__REQUIRED WORK__: Transcribe each line of the material as it is, and drop any picture.

__GIVEN MATERIAL__:

◇ ◇ ◇ ◇

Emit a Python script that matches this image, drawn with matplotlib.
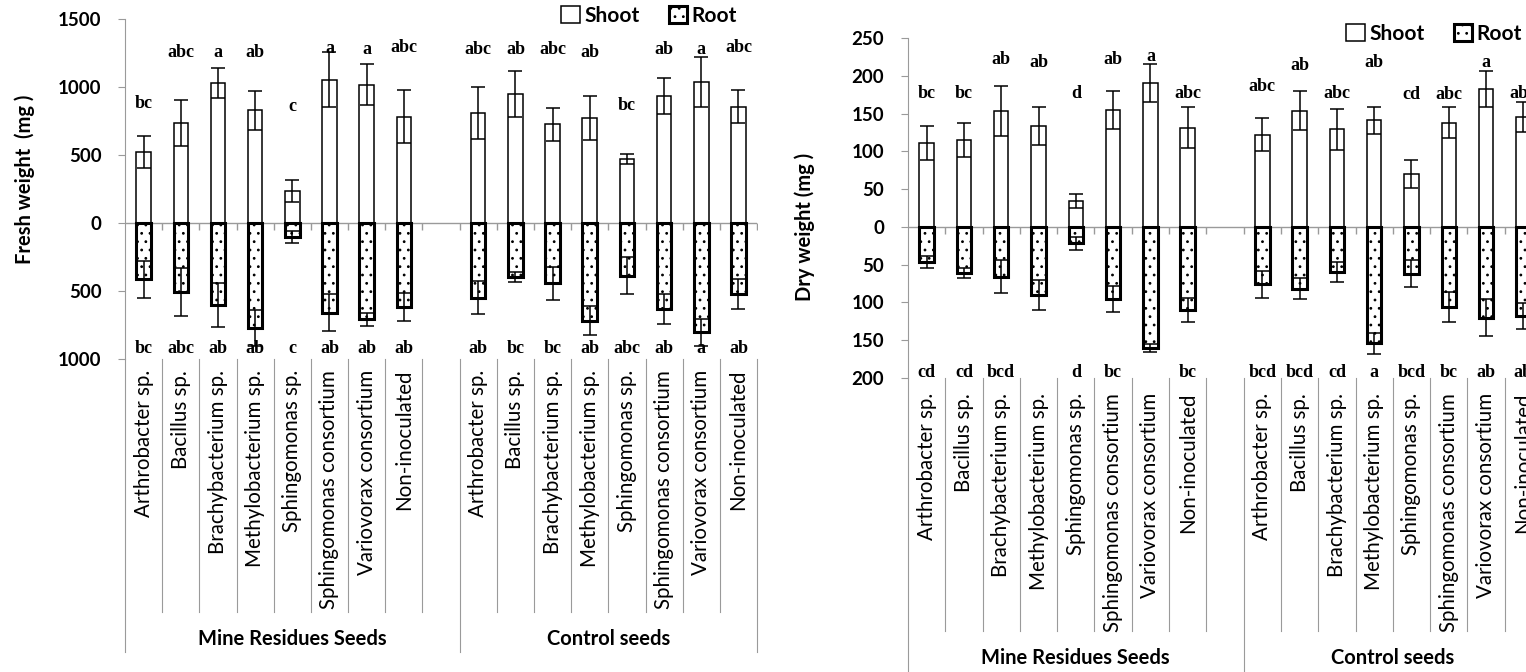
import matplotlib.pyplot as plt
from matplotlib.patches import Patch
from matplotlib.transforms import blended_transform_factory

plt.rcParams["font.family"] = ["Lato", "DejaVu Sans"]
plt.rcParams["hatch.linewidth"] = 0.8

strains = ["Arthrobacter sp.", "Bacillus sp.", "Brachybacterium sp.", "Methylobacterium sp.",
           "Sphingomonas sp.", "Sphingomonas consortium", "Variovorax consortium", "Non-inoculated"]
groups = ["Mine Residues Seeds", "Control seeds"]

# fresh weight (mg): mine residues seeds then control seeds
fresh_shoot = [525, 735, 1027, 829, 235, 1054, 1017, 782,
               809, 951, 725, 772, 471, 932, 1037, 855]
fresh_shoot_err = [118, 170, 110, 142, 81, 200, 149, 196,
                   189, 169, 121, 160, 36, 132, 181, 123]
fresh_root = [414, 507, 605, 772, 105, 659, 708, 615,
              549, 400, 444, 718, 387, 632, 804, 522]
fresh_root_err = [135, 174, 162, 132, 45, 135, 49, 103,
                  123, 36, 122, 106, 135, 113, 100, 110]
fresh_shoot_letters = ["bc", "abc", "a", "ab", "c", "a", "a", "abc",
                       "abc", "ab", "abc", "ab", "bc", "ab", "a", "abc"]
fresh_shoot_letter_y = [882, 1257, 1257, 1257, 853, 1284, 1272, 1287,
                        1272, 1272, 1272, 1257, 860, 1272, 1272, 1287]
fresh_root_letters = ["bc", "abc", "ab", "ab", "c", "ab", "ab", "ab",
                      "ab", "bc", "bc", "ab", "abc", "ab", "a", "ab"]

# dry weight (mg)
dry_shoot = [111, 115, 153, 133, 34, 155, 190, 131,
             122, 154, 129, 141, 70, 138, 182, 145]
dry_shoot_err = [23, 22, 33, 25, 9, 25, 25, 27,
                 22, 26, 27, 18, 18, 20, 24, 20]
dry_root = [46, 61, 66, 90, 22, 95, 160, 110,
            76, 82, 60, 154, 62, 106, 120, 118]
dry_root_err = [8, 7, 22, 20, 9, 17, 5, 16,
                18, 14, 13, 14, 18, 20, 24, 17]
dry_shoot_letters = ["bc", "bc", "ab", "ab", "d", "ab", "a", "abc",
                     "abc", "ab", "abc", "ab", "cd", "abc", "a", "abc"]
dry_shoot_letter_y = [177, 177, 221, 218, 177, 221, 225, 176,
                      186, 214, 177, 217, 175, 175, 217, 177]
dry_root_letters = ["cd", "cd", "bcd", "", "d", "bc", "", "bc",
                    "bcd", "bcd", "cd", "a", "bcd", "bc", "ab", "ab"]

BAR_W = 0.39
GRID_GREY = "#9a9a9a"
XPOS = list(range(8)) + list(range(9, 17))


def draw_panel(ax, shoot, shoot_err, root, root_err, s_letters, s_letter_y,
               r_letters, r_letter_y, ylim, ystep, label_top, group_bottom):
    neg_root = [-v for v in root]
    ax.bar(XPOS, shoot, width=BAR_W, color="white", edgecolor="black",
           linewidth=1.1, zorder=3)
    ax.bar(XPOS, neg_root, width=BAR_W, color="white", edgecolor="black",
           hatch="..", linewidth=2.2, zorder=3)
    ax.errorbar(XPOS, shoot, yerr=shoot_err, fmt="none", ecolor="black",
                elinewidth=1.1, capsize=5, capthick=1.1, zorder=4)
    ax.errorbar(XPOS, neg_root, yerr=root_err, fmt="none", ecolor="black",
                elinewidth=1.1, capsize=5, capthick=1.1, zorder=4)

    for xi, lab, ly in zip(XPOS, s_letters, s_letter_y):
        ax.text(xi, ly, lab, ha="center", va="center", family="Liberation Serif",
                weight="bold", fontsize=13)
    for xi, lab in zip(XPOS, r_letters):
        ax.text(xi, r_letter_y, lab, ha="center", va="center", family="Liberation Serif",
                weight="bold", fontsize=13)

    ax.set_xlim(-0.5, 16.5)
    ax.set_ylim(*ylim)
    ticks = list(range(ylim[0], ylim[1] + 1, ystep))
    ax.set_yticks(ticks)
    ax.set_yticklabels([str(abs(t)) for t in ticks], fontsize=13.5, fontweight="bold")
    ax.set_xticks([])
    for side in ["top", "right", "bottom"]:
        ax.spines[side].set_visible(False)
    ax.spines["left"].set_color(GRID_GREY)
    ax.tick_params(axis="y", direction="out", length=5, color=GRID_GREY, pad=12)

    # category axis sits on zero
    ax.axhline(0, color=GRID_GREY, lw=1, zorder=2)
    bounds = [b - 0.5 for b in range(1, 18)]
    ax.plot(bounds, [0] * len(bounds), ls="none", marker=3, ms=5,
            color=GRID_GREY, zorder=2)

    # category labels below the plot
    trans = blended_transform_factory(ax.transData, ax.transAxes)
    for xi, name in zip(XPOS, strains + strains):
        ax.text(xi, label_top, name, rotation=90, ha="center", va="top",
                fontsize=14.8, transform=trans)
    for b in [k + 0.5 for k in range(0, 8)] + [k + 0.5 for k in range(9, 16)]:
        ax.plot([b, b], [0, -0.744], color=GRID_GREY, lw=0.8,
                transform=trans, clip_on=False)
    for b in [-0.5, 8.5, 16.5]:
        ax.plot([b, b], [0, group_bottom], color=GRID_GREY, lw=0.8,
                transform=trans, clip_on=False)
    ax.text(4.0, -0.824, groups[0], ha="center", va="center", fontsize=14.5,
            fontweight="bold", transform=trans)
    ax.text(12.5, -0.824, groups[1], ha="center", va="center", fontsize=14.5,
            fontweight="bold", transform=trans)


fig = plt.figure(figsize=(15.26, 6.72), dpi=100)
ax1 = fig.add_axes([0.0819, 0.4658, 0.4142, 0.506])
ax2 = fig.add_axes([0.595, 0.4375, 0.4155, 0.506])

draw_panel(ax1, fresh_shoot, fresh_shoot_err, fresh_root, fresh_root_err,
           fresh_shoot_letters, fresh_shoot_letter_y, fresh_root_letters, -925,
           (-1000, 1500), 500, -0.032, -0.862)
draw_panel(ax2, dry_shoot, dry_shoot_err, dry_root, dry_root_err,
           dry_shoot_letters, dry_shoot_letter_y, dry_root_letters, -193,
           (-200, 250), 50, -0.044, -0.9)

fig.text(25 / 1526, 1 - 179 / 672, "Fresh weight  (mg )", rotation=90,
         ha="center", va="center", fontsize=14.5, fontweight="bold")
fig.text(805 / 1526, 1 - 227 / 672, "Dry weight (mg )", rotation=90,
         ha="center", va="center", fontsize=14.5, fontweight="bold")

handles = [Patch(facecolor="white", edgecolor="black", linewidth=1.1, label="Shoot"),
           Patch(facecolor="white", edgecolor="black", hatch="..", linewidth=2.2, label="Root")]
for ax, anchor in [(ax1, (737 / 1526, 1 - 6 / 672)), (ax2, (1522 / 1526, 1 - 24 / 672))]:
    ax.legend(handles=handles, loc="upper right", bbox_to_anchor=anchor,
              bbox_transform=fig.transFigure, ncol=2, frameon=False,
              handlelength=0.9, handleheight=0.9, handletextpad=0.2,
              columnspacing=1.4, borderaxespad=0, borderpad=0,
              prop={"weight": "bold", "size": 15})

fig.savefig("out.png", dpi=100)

◇ ◇ ◇ ◇

__SOLUTION TO THIS EXERCISE__:
Emit a Python script that matches this image, drawn with matplotlib.
import matplotlib.pyplot as plt
from matplotlib.patches import Patch
from matplotlib.transforms import blended_transform_factory

plt.rcParams["font.family"] = ["Lato", "DejaVu Sans"]
plt.rcParams["hatch.linewidth"] = 0.8

strains = ["Arthrobacter sp.", "Bacillus sp.", "Brachybacterium sp.", "Methylobacterium sp.",
           "Sphingomonas sp.", "Sphingomonas consortium", "Variovorax consortium", "Non-inoculated"]
groups = ["Mine Residues Seeds", "Control seeds"]

# fresh weight (mg): mine residues seeds then control seeds
fresh_shoot = [525, 735, 1027, 829, 235, 1054, 1017, 782,
               809, 951, 725, 772, 471, 932, 1037, 855]
fresh_shoot_err = [118, 170, 110, 142, 81, 200, 149, 196,
                   189, 169, 121, 160, 36, 132, 181, 123]
fresh_root = [414, 507, 605, 772, 105, 659, 708, 615,
              549, 400, 444, 718, 387, 632, 804, 522]
fresh_root_err = [135, 174, 162, 132, 45, 135, 49, 103,
                  123, 36, 122, 106, 135, 113, 100, 110]
fresh_shoot_letters = ["bc", "abc", "a", "ab", "c", "a", "a", "abc",
                       "abc", "ab", "abc", "ab", "bc", "ab", "a", "abc"]
fresh_shoot_letter_y = [882, 1257, 1257, 1257, 853, 1284, 1272, 1287,
                        1272, 1272, 1272, 1257, 860, 1272, 1272, 1287]
fresh_root_letters = ["bc", "abc", "ab", "ab", "c", "ab", "ab", "ab",
                      "ab", "bc", "bc", "ab", "abc", "ab", "a", "ab"]

# dry weight (mg)
dry_shoot = [111, 115, 153, 133, 34, 155, 190, 131,
             122, 154, 129, 141, 70, 138, 182, 145]
dry_shoot_err = [23, 22, 33, 25, 9, 25, 25, 27,
                 22, 26, 27, 18, 18, 20, 24, 20]
dry_root = [46, 61, 66, 90, 22, 95, 160, 110,
            76, 82, 60, 154, 62, 106, 120, 118]
dry_root_err = [8, 7, 22, 20, 9, 17, 5, 16,
                18, 14, 13, 14, 18, 20, 24, 17]
dry_shoot_letters = ["bc", "bc", "ab", "ab", "d", "ab", "a", "abc",
                     "abc", "ab", "abc", "ab", "cd", "abc", "a", "abc"]
dry_shoot_letter_y = [177, 177, 221, 218, 177, 221, 225, 176,
                      186, 214, 177, 217, 175, 175, 217, 177]
dry_root_letters = ["cd", "cd", "bcd", "", "d", "bc", "", "bc",
                    "bcd", "bcd", "cd", "a", "bcd", "bc", "ab", "ab"]

BAR_W = 0.39
GRID_GREY = "#9a9a9a"
XPOS = list(range(8)) + list(range(9, 17))


def draw_panel(ax, shoot, shoot_err, root, root_err, s_letters, s_letter_y,
               r_letters, r_letter_y, ylim, ystep, label_top, group_bottom):
    neg_root = [-v for v in root]
    ax.bar(XPOS, shoot, width=BAR_W, color="white", edgecolor="black",
           linewidth=1.1, zorder=3)
    ax.bar(XPOS, neg_root, width=BAR_W, color="white", edgecolor="black",
           hatch="..", linewidth=2.2, zorder=3)
    ax.errorbar(XPOS, shoot, yerr=shoot_err, fmt="none", ecolor="black",
                elinewidth=1.1, capsize=5, capthick=1.1, zorder=4)
    ax.errorbar(XPOS, neg_root, yerr=root_err, fmt="none", ecolor="black",
                elinewidth=1.1, capsize=5, capthick=1.1, zorder=4)

    for xi, lab, ly in zip(XPOS, s_letters, s_letter_y):
        ax.text(xi, ly, lab, ha="center", va="center", family="Liberation Serif",
                weight="bold", fontsize=13)
    for xi, lab in zip(XPOS, r_letters):
        ax.text(xi, r_letter_y, lab, ha="center", va="center", family="Liberation Serif",
                weight="bold", fontsize=13)

    ax.set_xlim(-0.5, 16.5)
    ax.set_ylim(*ylim)
    ticks = list(range(ylim[0], ylim[1] + 1, ystep))
    ax.set_yticks(ticks)
    ax.set_yticklabels([str(abs(t)) for t in ticks], fontsize=13.5, fontweight="bold")
    ax.set_xticks([])
    for side in ["top", "right", "bottom"]:
        ax.spines[side].set_visible(False)
    ax.spines["left"].set_color(GRID_GREY)
    ax.tick_params(axis="y", direction="out", length=5, color=GRID_GREY, pad=12)

    # category axis sits on zero
    ax.axhline(0, color=GRID_GREY, lw=1, zorder=2)
    bounds = [b - 0.5 for b in range(1, 18)]
    ax.plot(bounds, [0] * len(bounds), ls="none", marker=3, ms=5,
            color=GRID_GREY, zorder=2)

    # category labels below the plot
    trans = blended_transform_factory(ax.transData, ax.transAxes)
    for xi, name in zip(XPOS, strains + strains):
        ax.text(xi, label_top, name, rotation=90, ha="center", va="top",
                fontsize=14.8, transform=trans)
    for b in [k + 0.5 for k in range(0, 8)] + [k + 0.5 for k in range(9, 16)]:
        ax.plot([b, b], [0, -0.744], color=GRID_GREY, lw=0.8,
                transform=trans, clip_on=False)
    for b in [-0.5, 8.5, 16.5]:
        ax.plot([b, b], [0, group_bottom], color=GRID_GREY, lw=0.8,
                transform=trans, clip_on=False)
    ax.text(4.0, -0.824, groups[0], ha="center", va="center", fontsize=14.5,
            fontweight="bold", transform=trans)
    ax.text(12.5, -0.824, groups[1], ha="center", va="center", fontsize=14.5,
            fontweight="bold", transform=trans)


fig = plt.figure(figsize=(15.26, 6.72), dpi=100)
ax1 = fig.add_axes([0.0819, 0.4658, 0.4142, 0.506])
ax2 = fig.add_axes([0.595, 0.4375, 0.4155, 0.506])

draw_panel(ax1, fresh_shoot, fresh_shoot_err, fresh_root, fresh_root_err,
           fresh_shoot_letters, fresh_shoot_letter_y, fresh_root_letters, -925,
           (-1000, 1500), 500, -0.032, -0.862)
draw_panel(ax2, dry_shoot, dry_shoot_err, dry_root, dry_root_err,
           dry_shoot_letters, dry_shoot_letter_y, dry_root_letters, -193,
           (-200, 250), 50, -0.044, -0.9)

fig.text(25 / 1526, 1 - 179 / 672, "Fresh weight  (mg )", rotation=90,
         ha="center", va="center", fontsize=14.5, fontweight="bold")
fig.text(805 / 1526, 1 - 227 / 672, "Dry weight (mg )", rotation=90,
         ha="center", va="center", fontsize=14.5, fontweight="bold")

handles = [Patch(facecolor="white", edgecolor="black", linewidth=1.1, label="Shoot"),
           Patch(facecolor="white", edgecolor="black", hatch="..", linewidth=2.2, label="Root")]
for ax, anchor in [(ax1, (737 / 1526, 1 - 6 / 672)), (ax2, (1522 / 1526, 1 - 24 / 672))]:
    ax.legend(handles=handles, loc="upper right", bbox_to_anchor=anchor,
              bbox_transform=fig.transFigure, ncol=2, frameon=False,
              handlelength=0.9, handleheight=0.9, handletextpad=0.2,
              columnspacing=1.4, borderaxespad=0, borderpad=0,
              prop={"weight": "bold", "size": 15})

fig.savefig("out.png", dpi=100)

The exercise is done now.